If it breaks in the middle it's not a problem to glue it back together. A strip of medical tape and CA glue (my favorite repair method) will hold it. But after that, the whole front portion will eventually break off around where you put the other red circles. If it only breaks on one side, you can try to repair that too, but it is only a matter of time until it all goes.

Another failure mode is the body clip screw holes getting enlarged then stripped by multiple (tens? hundreds of?) medium to large front impacts. This can be fixed by filling the holes up with CA (not epoxy it's too hard), letting that dry an then tapping it out with a regular M2 tap. The coarse thread mini-z screws can take hold then. But again after this fix complete frontal failure is inevitable.

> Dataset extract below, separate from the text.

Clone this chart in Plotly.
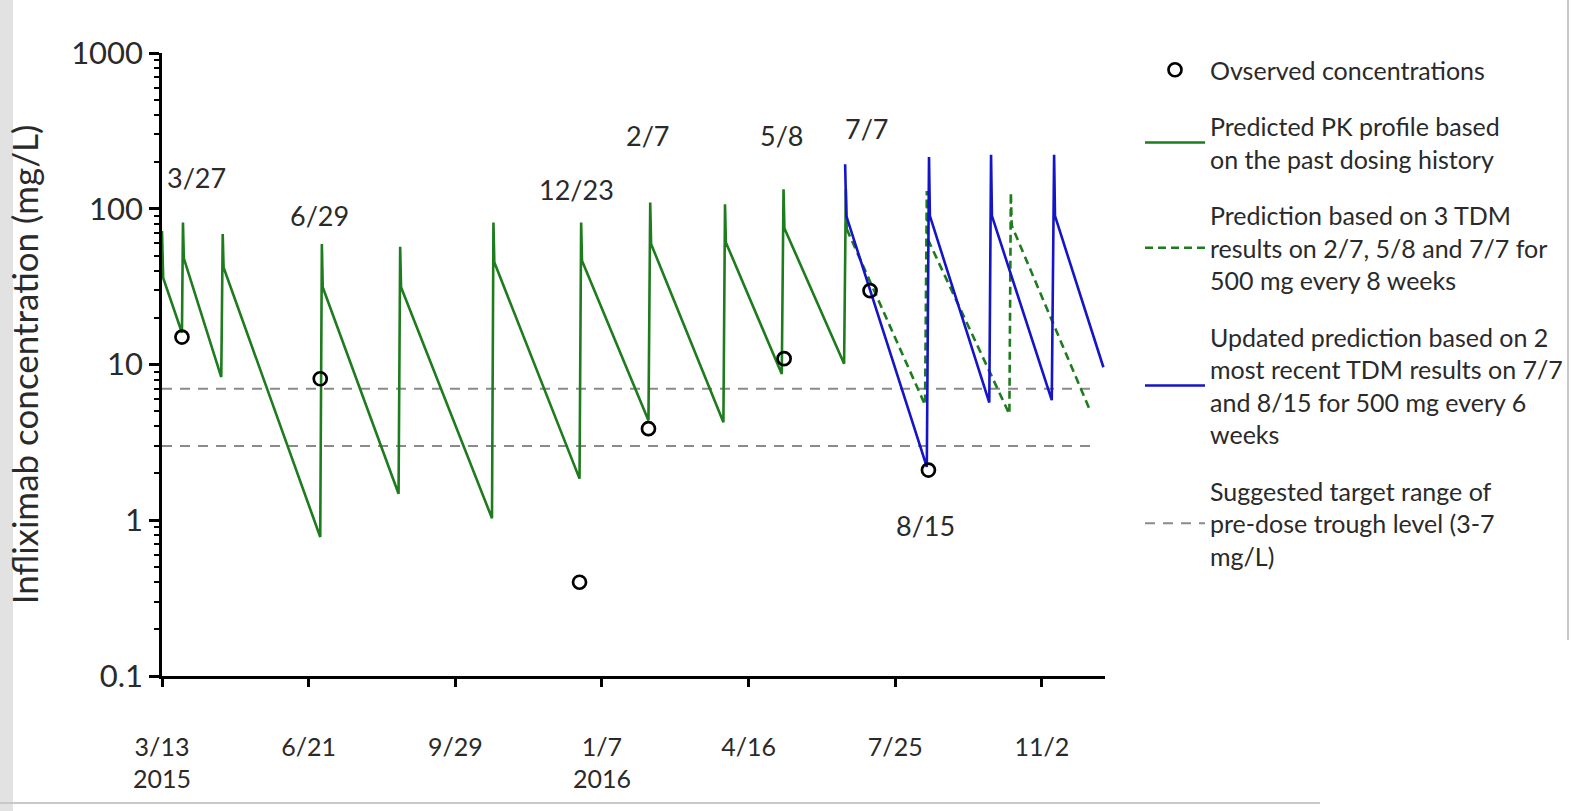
import math
import plotly.graph_objects as go
import pandas as pd

# ---------------- data ----------------
base_date = pd.Timestamp("2015-03-13")

# Observed concentrations (days since 2015-03-13, mg/L)
obs_days = [13.6, 107.9, 284.7, 331.7, 424.2, 482.8, 522.6]
obs_vals = [15.0, 8.1, 0.4, 3.87, 10.9, 29.8, 2.1]

# Predicted PK profile based on the past dosing history (green solid)
pk_days = [0, 0.8, 13.6, 14.3, 14.9, 40.4, 41.4, 42.0, 107.9, 109.0, 109.6,
           161.3, 162.4, 163.0, 225.0, 226.0, 226.6, 284.7, 285.8, 286.4,
           331.7, 332.9, 333.5, 382.8, 383.9, 384.5, 422.6, 423.8, 424.4,
           465.1, 466.3, 466.9]
pk_vals = [72, 36, 16.0, 81.6, 48, 8.3, 68.9, 42, 0.78, 59.4, 31.3,
           1.48, 57, 31.3, 1.03, 81.6, 45.3, 1.85, 81.6, 46.4,
           4.37, 109.6, 59.4, 4.26, 107, 60.8, 8.7, 133.6, 75,
           10.1, 133.6, 74]

# Prediction based on 3 TDM results, 500 mg every 8 weeks (green dashed)
tdm3_days = [466.9, 520.3, 521.5, 522.1, 577.8, 578.8, 579.4, 632.8]
tdm3_vals = [74, 5.5, 130, 64, 4.8, 127, 78, 5.07]

# Updated prediction, 500 mg every 6 weeks (blue)
upd_days = [465.8, 466.6, 521.5, 523.0, 523.6, 564.1, 565.3, 565.9,
            606.7, 608.3, 608.9, 641.9]
upd_vals = [193, 90, 2.2, 215, 90, 5.7, 222, 90, 5.9, 222, 90, 9.6]

# Suggested target range of pre-dose trough level
target_levels = [3, 7]
target_span_days = [0, 635]

# Date annotations: label, day, concentration (position)
ann_labels = ["3/27", "6/29", "12/23", "2/7", "5/8", "7/7", "8/15"]
ann_days = [23.2, 107.2, 282.4, 331.2, 422.8, 480.8, 520.3]
ann_vals = [158, 90, 132, 294, 294, 326, 0.93]

# Axis ticks
xtick_days = [0, 100, 200, 300, 400, 500, 600]
xtick_text = ["3/13<br>2015", "6/21", "9/29", "1/7<br>2016", "4/16", "7/25", "11/2"]
ytick_vals = [0.1, 1, 10, 100, 1000]
ytick_text = ["0.1", "1", "10", "100", "1000"]


def to_dates(days):
    return [base_date + pd.Timedelta(days=d) for d in days]


# ---------------- styling ----------------
GREEN = "#1e7b1e"
BLUE = "#1414c8"
GRAY = "#8a8a8a"
FONT = "Lato"
TXT = "#2a2a2a"

fig = go.Figure()

# target range lines
tx, ty = [], []
for lv in target_levels:
    tx += to_dates(target_span_days) + [None]
    ty += [lv, lv, None]
fig.add_trace(go.Scatter(
    x=tx, y=ty, mode="lines", connectgaps=False,
    line=dict(color=GRAY, width=2, dash="10px,8px"),
    name="Suggested target range of<br>pre-dose trough level (3-7<br>mg/L)",
    legendgroup="e", legendrank=5))

fig.add_trace(go.Scatter(
    x=to_dates(pk_days), y=pk_vals, mode="lines",
    line=dict(color=GREEN, width=2.6),
    name="Predicted PK profile based<br>on the past dosing history",
    legendgroup="b", legendrank=2))

fig.add_trace(go.Scatter(
    x=to_dates(tdm3_days), y=tdm3_vals, mode="lines",
    line=dict(color=GREEN, width=2.6, dash="8px,5px"),
    name="Prediction based on 3 TDM<br>results on 2/7, 5/8 and 7/7 for<br>500 mg every 8 weeks",
    legendgroup="c", legendrank=3))

fig.add_trace(go.Scatter(
    x=to_dates(upd_days), y=upd_vals, mode="lines",
    line=dict(color=BLUE, width=2.6),
    name="Updated prediction based on 2<br>most recent TDM results on 7/7<br>and 8/15 for 500 mg every 6<br>weeks",
    legendgroup="d", legendrank=4))

fig.add_trace(go.Scatter(
    x=to_dates(obs_days), y=obs_vals, mode="markers",
    marker=dict(symbol="circle-open", size=13, color="black",
                line=dict(width=2.7, color="black")),
    name="Ovserved concentrations",
    legendgroup="a", legendrank=1))

for lab, d, v in zip(ann_labels, ann_days, ann_vals):
    fig.add_annotation(x=base_date + pd.Timedelta(days=d), y=math.log10(v),
                       text=lab, showarrow=False,
                       font=dict(family=FONT, size=27, color=TXT))

# plot area geometry (pixels)
L, R, T, B = 162, 1105, 53, 676
W, H = 1571, 811

def px(xp):
    return (xp - L) / (R - L)

def py(yp):
    return (B - yp) / (B - T)

# frame of the original picture
fig.add_shape(type="rect", xref="paper", yref="paper",
              x0=px(0), x1=px(13), y0=py(811), y1=py(0),
              fillcolor="#e2e2e2", line=dict(width=0), layer="below")
fig.add_shape(type="line", xref="paper", yref="paper",
              x0=px(0), x1=px(1320), y0=py(803), y1=py(803),
              line=dict(color="#c8c8c8", width=2))
fig.add_shape(type="line", xref="paper", yref="paper",
              x0=px(1568), x1=px(1568), y0=py(0), y1=py(640),
              line=dict(color="#c8c8c8", width=2))

minor_y = [m * 10 ** e for e in range(-1, 3) for m in range(2, 10)]

fig.update_layout(
    width=W, height=H,
    margin=dict(l=L, r=W - R, t=T, b=H - B, autoexpand=False),
    paper_bgcolor="white", plot_bgcolor="white",
    font=dict(family=FONT, color=TXT),
    legend=dict(x=px(1140), y=py(47), xanchor="left", yanchor="top",
                font=dict(family=FONT, size=25, color=TXT),
                tracegroupgap=21, itemwidth=60, bgcolor="rgba(0,0,0,0)",
                traceorder="grouped", maxheight=780),
    xaxis=dict(
        range=to_dates([0, 643]), showgrid=False, zeroline=False,
        showline=True, linecolor="black", linewidth=2.5,
        ticks="outside", ticklen=8, tickwidth=2.5, tickcolor="black",
        tickmode="array", tickvals=to_dates(xtick_days), ticktext=xtick_text,
        tickfont=dict(family=FONT, size=25, color=TXT),
        ticklabelstandoff=39),
    yaxis=dict(
        type="log", range=[-1, 3], showgrid=False, zeroline=False,
        showline=True, linecolor="black", linewidth=2.5,
        ticks="outside", ticklen=10, tickwidth=2.5, tickcolor="black",
        tickmode="array", tickvals=ytick_vals, ticktext=ytick_text,
        tickfont=dict(family=FONT, size=31, color=TXT),
        minor=dict(ticks="outside", ticklen=5, tickwidth=2, tickcolor="black",
                   tickmode="array", tickvals=minor_y, showgrid=False),
        title=dict(text="Infliximab concentration (mg/L)",
                   font=dict(family=FONT, size=35, color=TXT), standoff=22)),
)

fig.write_html("out.html")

Like I said, it's a design flaw. But the Kyosho engineers (much smarter than me) made the performance/durability/cost analysis and that's what they decided.

If you will never use an upgraded spring holder/tensioner, I suppose you could glue that piece permanently in place with a strip or two of medical tape across the body clip screw holes and over the alignment posts (cut holes in the tape). WARNING: I AM NOT ACTUALLY AN ENGINEER! This should allow more impact stress to be transferred to the rest of the chassis instead of just those side areas.

I would try this buy I use the front inner tube dampers that have a metal spring holder, which isn't a replaceable part. So it's a 1,800 yen damper set versus an 840 yen chassis. Only the plastic pieces for the damper set are available as replacement parts.

The only real solution would be a soft bumper to absorb impacts. I guess just driving carefully and avoiding as many hard frontal impacts as possible is good too, but that takes away a lot of the fun.